Evaluating the physical and strength properties of fibre reinforced magnesium phosphate cement mortar considering mass loss

Fibre reinforced magnesium phosphate cement (FRMPC) composites are drawing attention day by day in the practical applications due to their excellent strength performance. Keeping this issue in mind, this study aimed to add a little contribution on this area by examining the physical and strength properties of FRMPC mortars containing micro-steel fibre (MSF), polyvinyl alcohol fibre (PVA) and basalt fibre (BF). Each fibre content with consecutive four dosages such as 0.6%, 0.8%, 1% and 1.2% of the total quantity of binders and aggregate, were added in the designated combinations.

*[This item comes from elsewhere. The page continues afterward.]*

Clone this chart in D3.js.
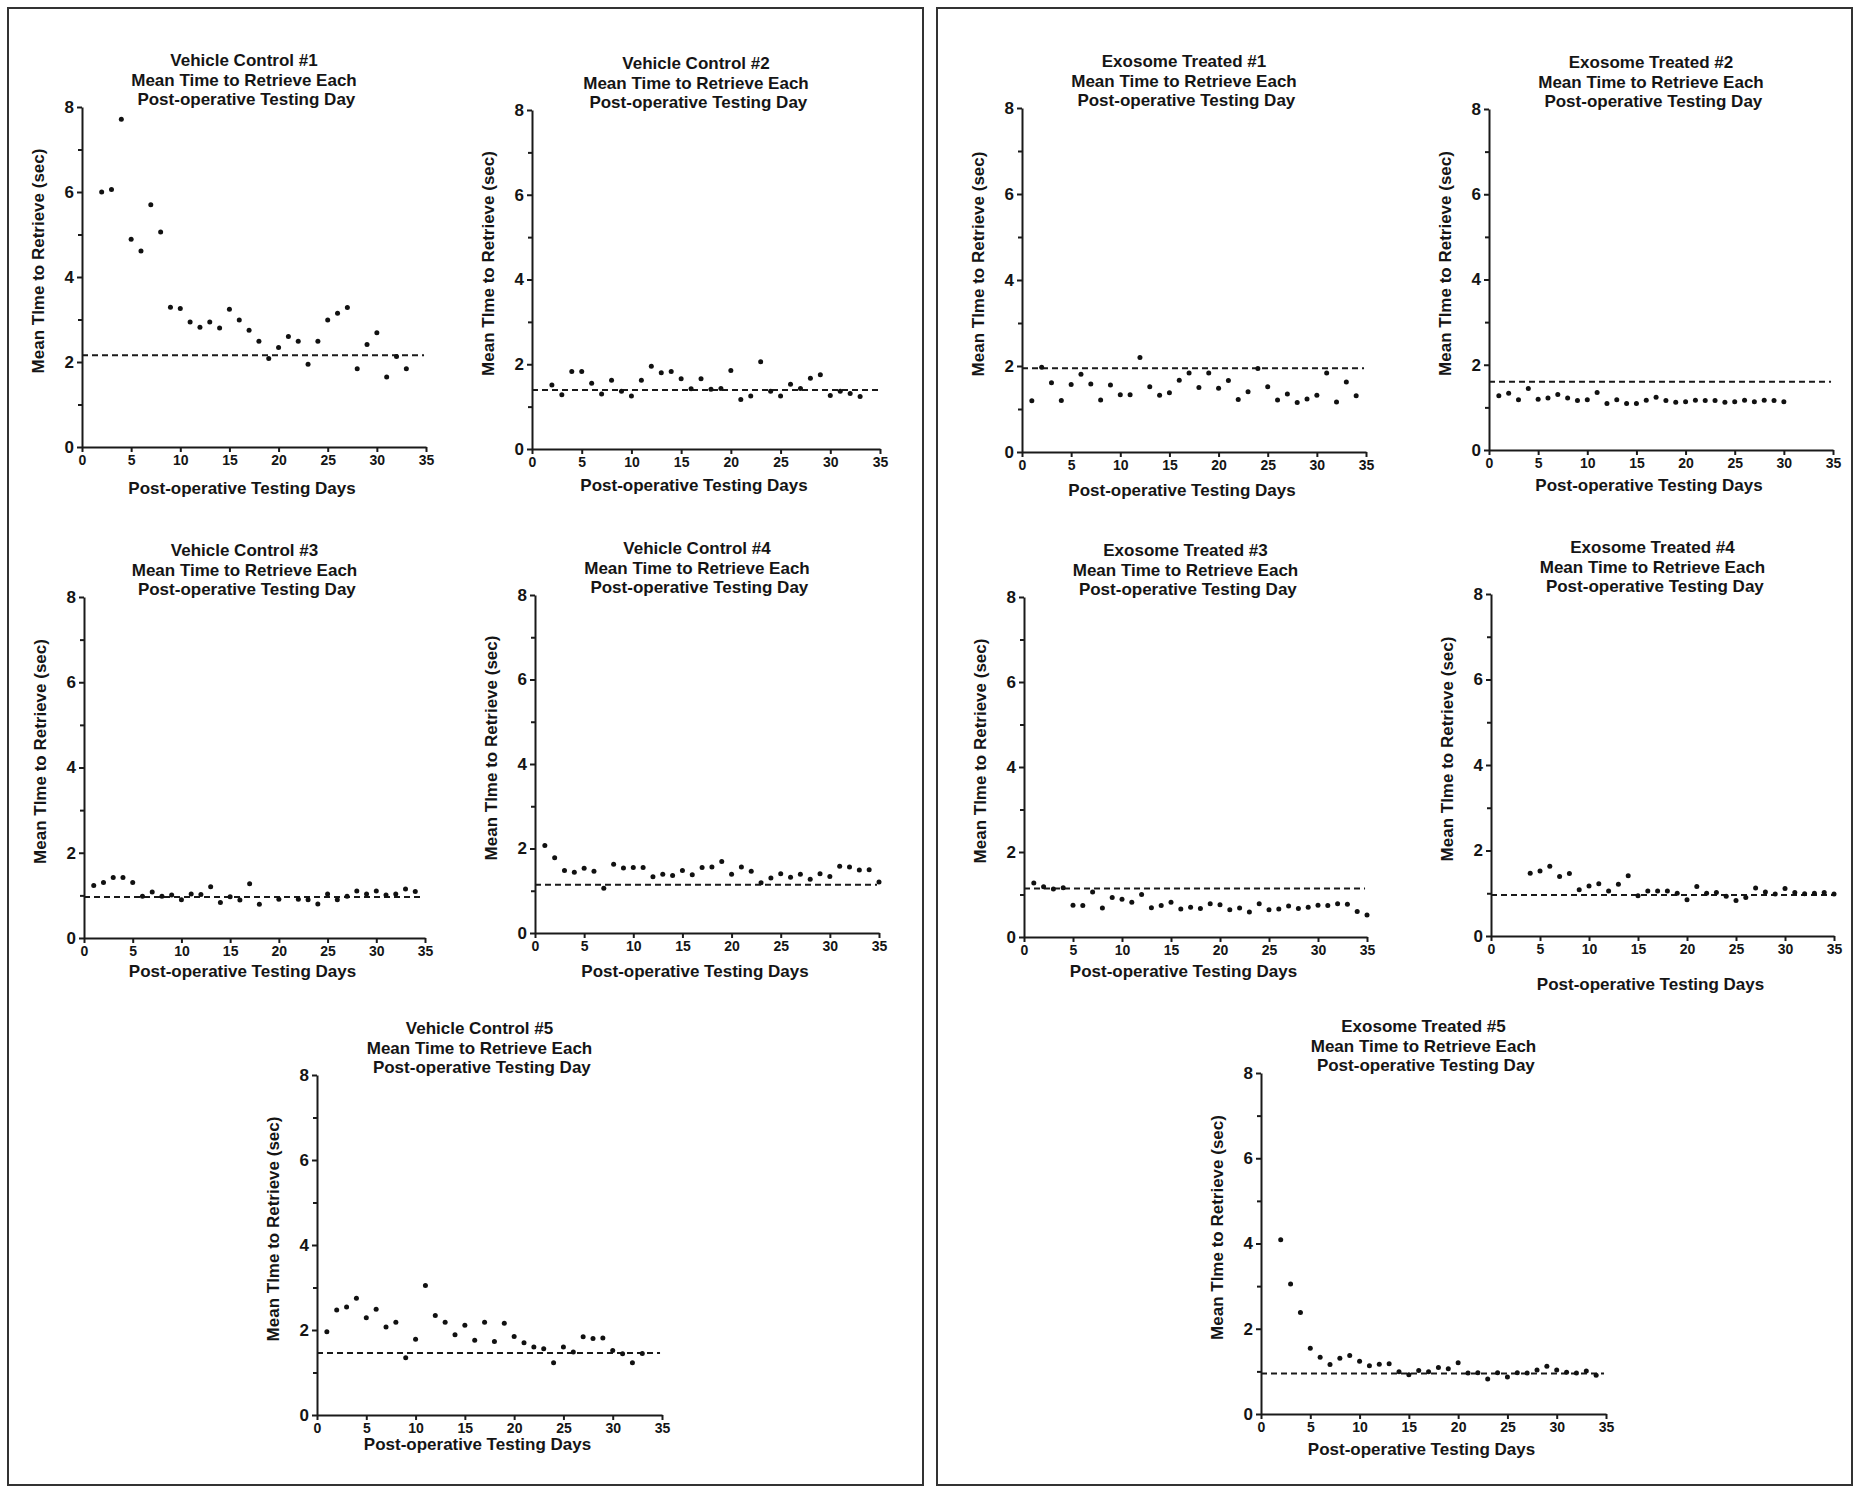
<!DOCTYPE html>
<html>
<head>
<meta charset="utf-8">
<script src="https://cdn.jsdelivr.net/npm/d3@7"></script>
<style>
  body { margin: 0; background: #fff; }
  text { font-family: "Liberation Sans", Arial, sans-serif; font-weight: bold; fill: #151515; }
  .domain, .tick line { stroke: #1a1a1a; stroke-width: 2; }
</style>
</head>
<body>
<svg id="chart" width="1860" height="1493"></svg>
<script>
// values, per animal: testing day and mean retrieval time (sec)
const vc1Days = [2, 3, 4, 5, 6, 7, 8, 9, 10, 11, 12, 13, 14, 15, 16, 17, 18, 19, 20, 21, 22, 23, 24, 25, 26, 27, 28, 29, 30, 31, 32, 33];
const vc1Times = [6.00, 6.06, 7.71, 4.89, 4.61, 5.70, 5.06, 3.29, 3.26, 2.94, 2.82, 2.94, 2.80, 3.24, 2.99, 2.75, 2.49, 2.08, 2.34, 2.60, 2.49, 1.95, 2.49, 2.99, 3.15, 3.28, 1.84, 2.41, 2.69, 1.65, 2.13, 1.84];

const vc2Days = [2, 3, 4, 5, 6, 7, 8, 9, 10, 11, 12, 13, 14, 15, 16, 17, 18, 19, 20, 21, 22, 23, 24, 25, 26, 27, 28, 29, 30, 31, 32, 33];
const vc2Times = [1.51, 1.28, 1.83, 1.83, 1.55, 1.30, 1.62, 1.36, 1.25, 1.62, 1.95, 1.80, 1.83, 1.66, 1.42, 1.66, 1.41, 1.43, 1.85, 1.17, 1.25, 2.06, 1.36, 1.25, 1.53, 1.43, 1.67, 1.75, 1.26, 1.36, 1.31, 1.24];

const vc3Days = [1, 2, 3, 4, 5, 6, 7, 8, 9, 10, 11, 12, 13, 14, 15, 16, 17, 18, 20, 22, 23, 24, 25, 26, 27, 28, 29, 30, 31, 32, 33, 34];
const vc3Times = [1.23, 1.30, 1.42, 1.42, 1.30, 0.98, 1.08, 0.98, 1.01, 0.90, 1.03, 1.02, 1.20, 0.83, 0.97, 0.89, 1.27, 0.79, 0.91, 0.91, 0.90, 0.80, 1.03, 0.90, 0.98, 1.10, 1.03, 1.10, 1.01, 1.03, 1.15, 1.09];

const vc4Days = [1, 2, 3, 4, 5, 6, 7, 8, 9, 10, 11, 12, 13, 14, 15, 16, 17, 18, 19, 20, 21, 22, 23, 24, 25, 26, 27, 28, 29, 30, 31, 32, 33, 34, 35];
const vc4Times = [2.07, 1.78, 1.48, 1.44, 1.53, 1.46, 1.06, 1.63, 1.54, 1.55, 1.55, 1.33, 1.39, 1.36, 1.48, 1.38, 1.55, 1.56, 1.69, 1.39, 1.56, 1.46, 1.19, 1.30, 1.40, 1.32, 1.39, 1.27, 1.40, 1.34, 1.58, 1.56, 1.49, 1.50, 1.21];

const vc5Days = [1, 2, 3, 4, 5, 6, 7, 8, 9, 10, 11, 12, 13, 14, 15, 16, 17, 18, 19, 20, 21, 22, 23, 24, 25, 26, 27, 28, 29, 30, 31, 32, 33];
const vc5Times = [1.96, 2.47, 2.54, 2.75, 2.29, 2.49, 2.07, 2.18, 1.35, 1.78, 3.05, 2.34, 2.18, 1.89, 2.11, 1.76, 2.18, 1.73, 2.16, 1.85, 1.70, 1.60, 1.56, 1.23, 1.60, 1.48, 1.84, 1.80, 1.81, 1.52, 1.44, 1.23, 1.45];

const et1Days = [1, 2, 3, 4, 5, 6, 7, 8, 9, 10, 11, 12, 13, 14, 15, 16, 17, 18, 19, 20, 21, 22, 23, 24, 25, 26, 27, 28, 29, 30, 31, 32, 33, 34];
const et1Times = [1.19, 1.97, 1.61, 1.20, 1.57, 1.81, 1.58, 1.21, 1.56, 1.33, 1.33, 2.20, 1.52, 1.32, 1.38, 1.67, 1.84, 1.50, 1.84, 1.48, 1.66, 1.22, 1.40, 1.94, 1.52, 1.21, 1.35, 1.15, 1.23, 1.32, 1.84, 1.16, 1.63, 1.31];

const et2Days = [1, 2, 3, 4, 5, 6, 7, 8, 9, 10, 11, 12, 13, 14, 15, 16, 17, 18, 19, 20, 21, 22, 23, 24, 25, 26, 27, 28, 29, 30];
const et2Times = [1.27, 1.33, 1.18, 1.44, 1.19, 1.22, 1.30, 1.22, 1.16, 1.18, 1.35, 1.09, 1.18, 1.09, 1.09, 1.17, 1.24, 1.16, 1.12, 1.13, 1.17, 1.16, 1.16, 1.12, 1.13, 1.17, 1.13, 1.17, 1.16, 1.13];

const et3Days = [1, 2, 3, 4, 5, 6, 7, 8, 9, 10, 11, 12, 13, 14, 15, 16, 17, 18, 19, 20, 21, 22, 23, 24, 25, 26, 27, 28, 29, 30, 31, 32, 33, 34, 35];
const et3Times = [1.27, 1.18, 1.13, 1.16, 0.75, 0.74, 1.06, 0.68, 0.93, 0.89, 0.82, 1.00, 0.69, 0.74, 0.82, 0.66, 0.70, 0.67, 0.78, 0.76, 0.64, 0.68, 0.59, 0.78, 0.64, 0.66, 0.73, 0.67, 0.70, 0.75, 0.74, 0.78, 0.77, 0.60, 0.52];

const et4Days = [4, 5, 6, 7, 8, 9, 10, 11, 12, 13, 14, 15, 16, 17, 18, 19, 20, 21, 22, 23, 24, 25, 26, 27, 28, 29, 30, 31, 32, 33, 34, 35];
const et4Times = [1.47, 1.52, 1.63, 1.39, 1.46, 1.08, 1.17, 1.22, 1.05, 1.21, 1.41, 0.94, 1.05, 1.05, 1.05, 1.00, 0.85, 1.16, 1.00, 1.02, 0.93, 0.83, 0.90, 1.12, 1.03, 0.98, 1.11, 1.02, 0.99, 1.00, 1.02, 0.98];

const et5Days = [2, 3, 4, 5, 6, 7, 8, 9, 10, 11, 12, 13, 14, 15, 16, 17, 18, 19, 20, 21, 22, 23, 24, 25, 26, 27, 28, 29, 30, 31, 32, 33, 34];
const et5Times = [4.09, 3.05, 2.38, 1.54, 1.33, 1.16, 1.31, 1.37, 1.24, 1.13, 1.17, 1.18, 0.99, 0.92, 1.02, 0.99, 1.09, 1.06, 1.20, 0.96, 0.97, 0.82, 0.97, 0.87, 0.97, 0.96, 1.03, 1.12, 1.03, 0.98, 0.96, 1.01, 0.91];

// dashed reference line (overall mean) for each animal
const meanTimes = [2.16, 1.39, 0.96, 1.14, 1.46, 1.95, 1.60, 1.14, 0.96, 0.95];

const panelNames = ['Vehicle Control #1', 'Vehicle Control #2', 'Vehicle Control #3', 'Vehicle Control #4', 'Vehicle Control #5',
  'Exosome Treated #1', 'Exosome Treated #2', 'Exosome Treated #3', 'Exosome Treated #4', 'Exosome Treated #5'];
const titleLines = ['Mean Time to Retrieve Each', ' Post-operative Testing Day'];
const xTickValues = [0, 5, 10, 15, 20, 25, 30, 35];
const yTickValues = [0, 2, 4, 6, 8];
const yMinorTicks = [1, 3, 5, 7];

const series = [
  [vc1Days, vc1Times], [vc2Days, vc2Times], [vc3Days, vc3Times], [vc4Days, vc4Times], [vc5Days, vc5Times],
  [et1Days, et1Times], [et2Days, et2Times], [et3Days, et3Times], [et4Days, et4Times], [et5Days, et5Times]
];

// plot boxes in page pixels: left, top, width, height, gap to x-axis title baseline
const layout = [
  { left: 82, top: 107, w: 344, h: 340, xGap: 47 },
  { left: 532, top: 110, w: 348, h: 339, xGap: 42 },
  { left: 84, top: 597, w: 341, h: 341, xGap: 39 },
  { left: 535, top: 595, w: 344, h: 338, xGap: 44 },
  { left: 317, top: 1075, w: 345, h: 340, xGap: 35 },
  { left: 1022, top: 108, w: 344, h: 344, xGap: 44 },
  { left: 1489, top: 109, w: 344, h: 341, xGap: 41 },
  { left: 1024, top: 597, w: 343, h: 340, xGap: 40 },
  { left: 1491, top: 594, w: 343, h: 342, xGap: 54 },
  { left: 1261, top: 1073, w: 345, h: 341, xGap: 41 }
];

const svg = d3.select('#chart');

// the two group frames
svg.append('rect').attr('x', 8).attr('y', 8).attr('width', 915).attr('height', 1477)
  .attr('fill', 'none').attr('stroke', '#333').attr('stroke-width', 2);
svg.append('rect').attr('x', 937).attr('y', 8).attr('width', 915).attr('height', 1477)
  .attr('fill', 'none').attr('stroke', '#333').attr('stroke-width', 2);

function drawPanel(i) {
  const box = layout[i];
  const [days, times] = series[i];
  const g = svg.append('g').attr('transform', `translate(${box.left},${box.top})`);

  const x = d3.scaleLinear().domain([0, 35]).range([0, box.w]);
  const y = d3.scaleLinear().domain([0, 8]).range([box.h, 0]);

  // minor y ticks first, major on top
  g.append('g')
    .call(d3.axisLeft(y).tickValues(yMinorTicks).tickSize(4).tickFormat(''))
    .call((a) => a.select('.domain').remove());
  const yAxis = g.append('g')
    .call(d3.axisLeft(y).tickValues(yTickValues).tickSize(5).tickSizeOuter(0).tickPadding(3));
  yAxis.selectAll('text').style('font-size', '17px');

  const xAxis = g.append('g').attr('transform', `translate(0,${box.h})`)
    .call(d3.axisBottom(x).tickValues(xTickValues).tickSize(5).tickSizeOuter(0).tickPadding(3));
  xAxis.selectAll('text').style('font-size', '14px');

  // dashed mean line
  g.append('line')
    .attr('x1', x(0)).attr('x2', x(34.8))
    .attr('y1', y(meanTimes[i])).attr('y2', y(meanTimes[i]))
    .attr('stroke', '#1a1a1a').attr('stroke-width', 2).attr('stroke-dasharray', '6,4');

  g.selectAll('circle.pt')
    .data(days.map((d, k) => ({ day: d, t: times[k] })))
    .join('circle')
    .attr('class', 'pt')
    .attr('cx', (d) => x(d.day))
    .attr('cy', (d) => y(d.t))
    .attr('r', 2.5)
    .attr('fill', '#111');

  // title, three lines
  const title = g.append('text')
    .attr('text-anchor', 'middle')
    .style('font-size', '17px');
  [panelNames[i], ...titleLines].forEach((line, k) => {
    title.append('tspan')
      .attr('x', box.w / 2 - 10)
      .attr('y', -41 + k * 19.5)
      .attr('xml:space', 'preserve')
      .text(line);
  });

  g.append('text')
    .attr('text-anchor', 'middle')
    .attr('x', box.w / 2 - 12)
    .attr('y', box.h + box.xGap)
    .style('font-size', '17px')
    .text('Post-operative Testing Days');

  g.append('text')
    .attr('text-anchor', 'middle')
    .attr('transform', `translate(-38,${box.h / 2 - 16}) rotate(-90)`)
    .style('font-size', '17px')
    .text('Mean TIme to Retrieve (sec)');
}

series.forEach((_, i) => drawPanel(i));
</script>
</body>
</html>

The analyzed results exhibited that porosity, pore degree of saturation, reduction of permeable voids, density and water absorption properties were well improved for adding 0.6% and 0.8% MSF and PVA, and 0.6% BF fibres in the matrices, whereas the rest two selected higher fibre contents made the microstructure of MPC specimens sponginess by forming the substantial quantity of internal pores. Mass loss was recorded about 0.6%−1% for air cured FRMPC samples at 28 d by adopting abrasion test, where the static immersion liquid condition revealed around 1.5% − 3.0%. In addition, air cured samples containing 0.8% MSF showed the highest compressive strength around 54.8 MPa and 82.6 MPa at 1hr and 28 d, respectively than other considered combinations. Moreover, FRMPC syntheses exposed around 10% − 15% strength loss in water environment as compared to air. SEM observations presented the well interfacial closeness of MSF by coating the hydration products that probably enhanced the noteworthy strength quality of MSF-MPC mortars. XRD investigations also corroborated the possible explanation for reducing the strength loss in water regime by presenting the low peaks of struvite minerals, which was happened due to the dissolution of mass that accorded with the experimental results. These findings might show a path for potential use of FRMPC specimens to enhance the durability properties.